Certainly not the only way to measure the amount of racism/homophobia, but I think it is probably the best way we can measure it. It measures how many extremely hateful people there are that they'd commit crimes due to their hate. As for the criteria of the statistics it was the FBI who collected the information, not the state governments. Same with the Canadian statistics, it was their national statistics agency which collected the information. We can argue that the stastics might not be fully accurate, but that still puts them in the same order of magntitude 2/10,000 (for U.S) and 4/10,000 (for Canada.) Even if the United States missed out on one case for every one case with respect to Canada's stasticis agency, that would just put it at the same proportions as Canada. 
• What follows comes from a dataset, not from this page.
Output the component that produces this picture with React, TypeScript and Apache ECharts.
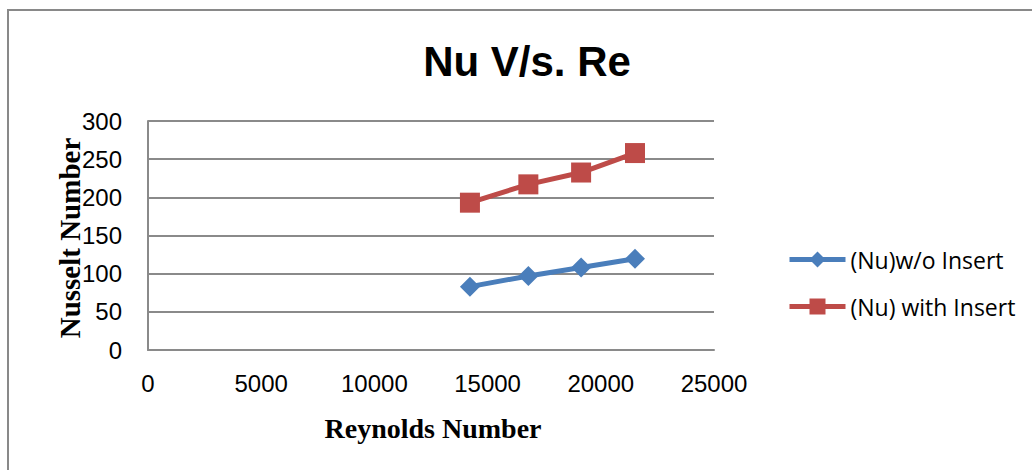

But we don't know how large the discrepancy is, so we shouldn't just assume the US miss out one one case for every one case in Canada. There are a lot of variables that need to be put into account such as cross state variation in hate crime laws, cross state variation in hate crime definitions, uneven collection, under reporting, difference in hate crime definitions between federal and state levels, proportion of the amount of hate crime prevention to the amount of hate crimes, etc.

It is easy to divide a number by another number and call it a day. However, you need to look into how and why did we get these numbers.

My point is, even if the discrepancy is 100%, which is very unlikely a case, they are in the same order of magnitude. The hate crime statistic was based on Federal law, not state law. I already said that.